Vontade da maioria na Câmaraexpõe fragilidade da democracia no Brasil


A grande derrota do governo na disputa pela presidência da Câmara dos Deputados, quando Severino Cavalcanti (PP/PE) venceu o candidato da situação Luiz Eduardo Greenhalgh (PT/SP), no segundo turno, por desmoralizantes 300 votos a 195, chama a atenção, dentre outras, para duas questões importantes: (1) ao contrário do que faz crer a cobertura padrão da mídia, o que houve não foi a vitória de uma minoria, o “baixo clero”, apoiada circunstancialmente pelos descontentes com o governo mas, sim, uma vitória da maioria da Câmara; e (2) a fragilidade desconcertante dos partidos políticos, exposta ao vivo e a cores, antes e depois do processo eleitoral.

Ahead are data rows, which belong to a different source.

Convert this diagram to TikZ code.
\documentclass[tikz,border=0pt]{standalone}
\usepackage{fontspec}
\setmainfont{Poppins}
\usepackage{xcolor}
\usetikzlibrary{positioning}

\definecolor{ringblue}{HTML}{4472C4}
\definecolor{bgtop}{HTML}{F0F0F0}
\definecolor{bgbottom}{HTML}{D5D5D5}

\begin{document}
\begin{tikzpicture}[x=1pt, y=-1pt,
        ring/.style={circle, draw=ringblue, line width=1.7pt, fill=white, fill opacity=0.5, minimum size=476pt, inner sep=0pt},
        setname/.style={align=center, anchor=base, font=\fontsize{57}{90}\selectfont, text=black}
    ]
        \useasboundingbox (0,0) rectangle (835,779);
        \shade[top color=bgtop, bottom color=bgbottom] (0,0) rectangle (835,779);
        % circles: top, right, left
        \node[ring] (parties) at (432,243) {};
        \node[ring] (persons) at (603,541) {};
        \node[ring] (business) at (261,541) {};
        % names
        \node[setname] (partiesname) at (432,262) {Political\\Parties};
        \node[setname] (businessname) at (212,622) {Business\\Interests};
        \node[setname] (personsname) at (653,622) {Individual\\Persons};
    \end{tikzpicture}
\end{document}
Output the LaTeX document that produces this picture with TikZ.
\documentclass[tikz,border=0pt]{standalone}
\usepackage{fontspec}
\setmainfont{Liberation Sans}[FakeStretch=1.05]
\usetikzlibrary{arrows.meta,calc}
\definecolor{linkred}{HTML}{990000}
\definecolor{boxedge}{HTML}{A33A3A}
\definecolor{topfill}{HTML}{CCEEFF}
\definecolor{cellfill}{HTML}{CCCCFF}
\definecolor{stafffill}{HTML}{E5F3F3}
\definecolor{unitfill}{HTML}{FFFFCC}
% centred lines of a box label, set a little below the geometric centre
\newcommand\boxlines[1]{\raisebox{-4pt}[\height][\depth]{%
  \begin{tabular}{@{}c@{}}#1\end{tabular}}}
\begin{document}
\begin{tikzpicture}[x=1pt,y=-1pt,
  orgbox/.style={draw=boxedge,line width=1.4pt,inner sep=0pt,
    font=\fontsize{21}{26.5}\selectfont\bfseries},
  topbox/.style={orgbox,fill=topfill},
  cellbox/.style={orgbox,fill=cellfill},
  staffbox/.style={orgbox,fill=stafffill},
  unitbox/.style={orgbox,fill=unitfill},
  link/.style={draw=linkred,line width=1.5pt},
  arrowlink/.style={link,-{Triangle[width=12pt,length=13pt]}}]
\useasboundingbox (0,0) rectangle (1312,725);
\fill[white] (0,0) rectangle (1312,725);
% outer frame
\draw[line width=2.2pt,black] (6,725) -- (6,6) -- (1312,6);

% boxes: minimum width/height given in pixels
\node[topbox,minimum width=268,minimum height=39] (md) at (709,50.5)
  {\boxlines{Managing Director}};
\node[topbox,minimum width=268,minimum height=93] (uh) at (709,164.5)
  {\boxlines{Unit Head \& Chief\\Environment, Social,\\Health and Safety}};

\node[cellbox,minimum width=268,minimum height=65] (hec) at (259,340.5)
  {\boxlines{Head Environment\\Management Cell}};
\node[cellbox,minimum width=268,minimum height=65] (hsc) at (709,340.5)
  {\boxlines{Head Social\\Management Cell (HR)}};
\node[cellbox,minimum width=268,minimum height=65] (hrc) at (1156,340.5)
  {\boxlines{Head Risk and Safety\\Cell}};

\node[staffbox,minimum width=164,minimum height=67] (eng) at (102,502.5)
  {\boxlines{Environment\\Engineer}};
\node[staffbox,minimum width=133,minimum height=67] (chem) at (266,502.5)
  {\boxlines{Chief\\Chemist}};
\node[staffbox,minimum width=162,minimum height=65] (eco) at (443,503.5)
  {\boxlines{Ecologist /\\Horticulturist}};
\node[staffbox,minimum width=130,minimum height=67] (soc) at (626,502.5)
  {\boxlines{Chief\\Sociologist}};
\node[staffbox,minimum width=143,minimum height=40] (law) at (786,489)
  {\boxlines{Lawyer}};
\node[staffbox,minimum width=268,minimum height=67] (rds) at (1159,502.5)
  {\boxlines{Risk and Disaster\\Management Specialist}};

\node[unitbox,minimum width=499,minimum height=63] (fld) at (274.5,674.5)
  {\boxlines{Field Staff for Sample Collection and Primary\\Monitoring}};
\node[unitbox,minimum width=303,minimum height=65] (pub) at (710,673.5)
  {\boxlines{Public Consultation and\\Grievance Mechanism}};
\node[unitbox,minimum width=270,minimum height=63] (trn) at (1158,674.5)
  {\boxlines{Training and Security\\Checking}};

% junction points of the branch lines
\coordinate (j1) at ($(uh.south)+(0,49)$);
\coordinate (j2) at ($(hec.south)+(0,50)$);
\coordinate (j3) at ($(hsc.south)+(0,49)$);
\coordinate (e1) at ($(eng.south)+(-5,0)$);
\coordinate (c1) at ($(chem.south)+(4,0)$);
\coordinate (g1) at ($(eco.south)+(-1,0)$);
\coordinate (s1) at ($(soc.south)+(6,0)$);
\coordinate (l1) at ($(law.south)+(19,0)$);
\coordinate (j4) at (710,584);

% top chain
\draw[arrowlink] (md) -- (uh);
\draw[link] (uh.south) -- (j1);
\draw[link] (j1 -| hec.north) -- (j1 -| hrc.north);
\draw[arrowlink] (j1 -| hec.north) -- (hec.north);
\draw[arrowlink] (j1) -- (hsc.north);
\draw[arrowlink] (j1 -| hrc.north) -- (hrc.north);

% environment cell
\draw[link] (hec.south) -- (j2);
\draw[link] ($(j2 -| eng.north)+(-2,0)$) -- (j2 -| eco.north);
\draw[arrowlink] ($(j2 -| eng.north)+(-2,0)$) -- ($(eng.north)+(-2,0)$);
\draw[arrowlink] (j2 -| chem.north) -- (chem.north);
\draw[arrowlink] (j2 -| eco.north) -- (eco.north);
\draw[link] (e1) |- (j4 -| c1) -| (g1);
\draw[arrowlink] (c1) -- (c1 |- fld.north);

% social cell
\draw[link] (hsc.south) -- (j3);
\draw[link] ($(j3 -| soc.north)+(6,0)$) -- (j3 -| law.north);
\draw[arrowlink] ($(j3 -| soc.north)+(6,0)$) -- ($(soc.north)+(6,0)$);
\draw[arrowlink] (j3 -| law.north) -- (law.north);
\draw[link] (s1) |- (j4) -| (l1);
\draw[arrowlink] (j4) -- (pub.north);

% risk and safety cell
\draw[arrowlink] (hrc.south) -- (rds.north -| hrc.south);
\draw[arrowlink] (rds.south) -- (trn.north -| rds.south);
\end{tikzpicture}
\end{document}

De acordo com o colunista do Jornal do Commercio do Recife, Inaldo Sampaio, citando o ex-deputado e ex-primeiro secretário da Câmara, Fernando Lyra:
“Pela 1a. vez na história da Casa a maioria fez o presidente: Severino Cavalcanti. Antes, os presidentes eram escolhidos pelas cúpulas dos partidos, cabendo ao restante dos deputados, que constituem o ‘baixo clero’, apenas o direito de votar.”

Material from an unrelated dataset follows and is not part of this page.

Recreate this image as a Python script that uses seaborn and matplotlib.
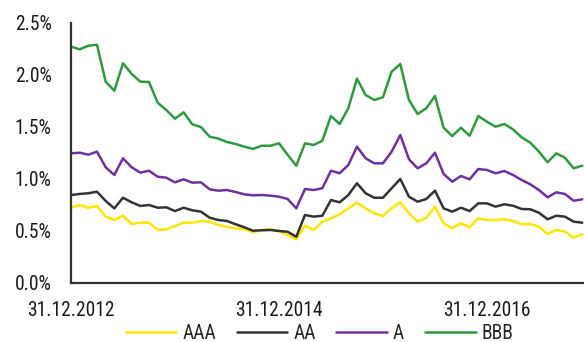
import matplotlib
matplotlib.use("Agg")
import matplotlib.pyplot as plt
from matplotlib import font_manager
from matplotlib.font_manager import FontProperties
from matplotlib.textpath import TextPath
import seaborn as sns
import pandas as pd
import numpy as np

# ---- data (month-end observations, Dec 2012 - Nov 2017), in % ----
dates = pd.date_range("2012-12-31", periods=60, freq="ME")

aaa = [0.721, 0.747, 0.721, 0.738, 0.635, 0.603, 0.644, 0.564, 0.577, 0.577, 0.507, 0.513,
       0.545, 0.577, 0.577, 0.593, 0.587, 0.555, 0.538, 0.523, 0.516, 0.485, 0.507, 0.513,
       0.497, 0.459, 0.417, 0.548, 0.507, 0.587, 0.619, 0.658, 0.715, 0.769, 0.715, 0.667,
       0.641, 0.715, 0.773, 0.667, 0.587, 0.625, 0.731, 0.571, 0.523, 0.571, 0.533, 0.619,
       0.603, 0.603, 0.610, 0.593, 0.562, 0.564, 0.538, 0.468, 0.507, 0.490, 0.433, 0.465]

aa = [0.843, 0.853, 0.860, 0.875, 0.786, 0.715, 0.817, 0.773, 0.738, 0.747, 0.721, 0.725,
      0.689, 0.721, 0.696, 0.683, 0.625, 0.603, 0.593, 0.562, 0.533, 0.500, 0.504, 0.507,
      0.497, 0.490, 0.442, 0.651, 0.635, 0.644, 0.795, 0.773, 0.843, 0.956, 0.860, 0.817,
      0.817, 0.908, 0.997, 0.827, 0.779, 0.805, 0.885, 0.715, 0.683, 0.721, 0.689, 0.763,
      0.763, 0.731, 0.754, 0.740, 0.709, 0.706, 0.673, 0.610, 0.644, 0.635, 0.587, 0.577]

a = [1.244, 1.250, 1.231, 1.260, 1.110, 1.036, 1.196, 1.110, 1.058, 1.077, 1.019, 1.010,
     0.965, 0.994, 0.962, 0.965, 0.898, 0.885, 0.891, 0.872, 0.850, 0.840, 0.843, 0.837,
     0.827, 0.805, 0.715, 0.901, 0.891, 0.908, 1.077, 1.052, 1.132, 1.308, 1.196, 1.148,
     1.148, 1.260, 1.420, 1.187, 1.100, 1.148, 1.250, 1.045, 0.971, 1.026, 0.994, 1.093,
     1.084, 1.052, 1.074, 1.036, 0.988, 0.946, 0.891, 0.821, 0.869, 0.853, 0.788, 0.802]

bbb = [2.270, 2.244, 2.279, 2.288, 1.933, 1.846, 2.110, 2.007, 1.933, 1.930, 1.731, 1.660,
       1.577, 1.638, 1.523, 1.497, 1.404, 1.385, 1.353, 1.334, 1.308, 1.286, 1.317, 1.317,
       1.340, 1.230, 1.125, 1.340, 1.324, 1.365, 1.603, 1.526, 1.677, 1.962, 1.805, 1.757,
       1.783, 2.029, 2.103, 1.757, 1.622, 1.677, 1.795, 1.490, 1.410, 1.490, 1.413, 1.603,
       1.548, 1.500, 1.526, 1.475, 1.398, 1.346, 1.260, 1.158, 1.244, 1.202, 1.100, 1.125]

series_names = ["AAA", "AA", "A", "BBB"]
colors = ["#FFE500", "#333333", "#7030A0", "#2E9A3E"]
yticks = [0.0, 0.5, 1.0, 1.5, 2.0, 2.5]
xtick_dates = ["2012-12-31", "2014-12-31", "2016-12-31"]

# ---- build long-form table ----
idx = np.arange(len(dates))
df = pd.concat([
    pd.DataFrame({"idx": idx, "value": vals, "rating": name})
    for name, vals in zip(series_names, [aaa, aa, a, bbb])
], ignore_index=True)

sns.set_theme(style="white")

# ---- pick a condensed sans face if one is installed ----
def _is_condensed(e):
    st = e.stretch
    if isinstance(st, str):
        return st in ("condensed", "semi-condensed", "extra-condensed", "ultra-condensed")
    return st < 500

cands = [e for e in font_manager.fontManager.ttflist
         if _is_condensed(e) and e.style == "normal"
         and (e.weight in (400, "normal", "regular", "book"))]
pref = ["Liberation Sans Narrow", "Arial Narrow", "Roboto Condensed", "Open Sans Condensed",
        "Noto Sans", "Noto Sans Condensed", "DejaVu Sans", "Inter"]
chosen = None
for p in pref:
    for e in cands:
        if e.name == p and "Mono" not in e.fname and "Serif" not in e.fname:
            chosen = e
            break
    if chosen:
        break
if chosen is not None:
    plt.rcParams["font.family"] = [chosen.name, "DejaVu Sans"]
    plt.rcParams["font.stretch"] = chosen.stretch
    fp = FontProperties(fname=chosen.fname)
else:
    plt.rcParams["font.family"] = ["Liberation Sans", "DejaVu Sans"]
    fp = FontProperties(family="Liberation Sans")

# size text so the tick labels have the reference's width / height
ext = TextPath((0, 0), "31.12.2014", size=100, prop=fp).get_extents()
fs_w = 86 * 72 / ext.width
fs_h = 14.3 * 72 / ext.height
fs = min(fs_w, fs_h)

fig = plt.figure(figsize=(5.84, 3.42), dpi=100)
ax = fig.add_axes([71 / 584, 1 - 282.7 / 342, 1 - 71 / 584, (282.7 - 22.7) / 342])

sns.lineplot(data=df, x="idx", y="value", hue="rating", hue_order=series_names,
             palette=colors, linewidth=1.8, ax=ax, legend=True)

ax.set_xlim(0, 59.2)
ax.set_ylim(0, 2.5)
ax.set_yticks(yticks)
ax.set_yticklabels([f"{v:.1f}%" for v in yticks])
xt = [int(np.where(dates == pd.Timestamp(d))[0][0]) for d in xtick_dates]
ax.set_xticks(xt)
ax.set_xticklabels([pd.Timestamp(d).strftime("%d.%m.%Y") for d in xtick_dates])
ax.set_xlabel("")
ax.set_ylabel("")

for s in ["top", "right"]:
    ax.spines[s].set_visible(False)
for s in ["left", "bottom"]:
    ax.spines[s].set_color("#333333")
    ax.spines[s].set_linewidth(1.6)

ax.tick_params(axis="both", which="major", direction="out", length=5, width=1.3,
               color="#333333", labelsize=fs, labelcolor="#1a1a1a")
ax.tick_params(axis="y", pad=9)
ax.tick_params(axis="x", pad=8)

ax.get_legend().remove()
handles, labels = ax.get_legend_handles_labels()
fig.legend(handles, labels, loc="center", bbox_to_anchor=(319.5 / 584, 1 - 333.5 / 342),
           ncol=4, frameon=False, fontsize=fs, handlelength=2.6, handletextpad=0.3,
           columnspacing=1.05, borderpad=0, borderaxespad=0)

fig.savefig("out.png", dpi=100)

Inaldo Sampaio, Jornal do Commercio, 20.02.2005
Inaldo continua sua argumentação citando os “10 Mandamentos do Baixo Clero”, publicados pelo Estado de S. Paulo: (1) não ter o nome freqüentemente publicado na imprensa; (2) brigar pela liberação de emendas ao Orçamento da União; (3) participar de comissões sem muita visibilidade, mas de grande retorno eleitoral; (4) apresentar projetos que beneficiem quase sempre os seus municípios; (5) fazer discursos nas sessões vazias das segundas e sextas-feiras para aparecer na TV Câmara; (6) virar papagaio de pirata do presidente; (7) entregar discursos, por escrito, de terça a quinta, dando-os como lidos, para aparecerem na Voz do Brasil; (8) barganhar o voto na véspera da votação de projetos importantes; (9) passar boa parte do tempo nos ministérios e não na Câmara; (10) brigar por uma suplência na mesa diretora.
Por fim, chega à seguinte conclusão: dos 513 deputados, há, pelo menos, 400 que se encaixam muito bem neste perfil. Um perfil de “vereador federal”.
A outra questão importante que a eleição trouxe para a mídia foi o desconcertante troca-troca de partidos protagonizado por uma grande quantidade de parlamentares. Na atual legislatura, 132 dos 513 deputados já trocaram de partido. Ou seja, um em cada quatro, com o agravante de casos de deputados que chegaram a trocar de partido quatro vezes, alguns deles mais de uma vez no mesmo dia. Durante o recente processo eleitoral da mesa da Câmara, a média foi de duas trocas por dia, a maioria delas incentivada pelo próprio governo.
“O governo transformou o parlamentar em um telefone de cartão pré-pago. Mandato é quase um bem negociado em mercado de futuros.”
Roberto Freire, deputado do PPS/PE
Trata-se, evidentemente, de um absurdo, fruto do desprezo ao qual estão relegados os partidos políticos no país e de uma legislação frouxa e inadequada que está a requerer aperfeiçoamentos urgentes.
“Há muitos aspectos relevantes no debate sobre a reforma política. Um deles, no entanto, o da infidelidade partidária, é básico, e deveria ser enfrentado o quanto antes com um princípio simples e draconiano: um político só poderia apresentar-se em eleições caso estivesse filiado à legenda durante os quatro anos anteriores à realização do pleito.”
Editorial, Folha de S. Paulo, 19.02.2005
Nenhuma democracia sobrevive sem partidos fortes e respeitados, por isso o que está acontecendo é um atentado à estabilidade do regime democrático no Brasil.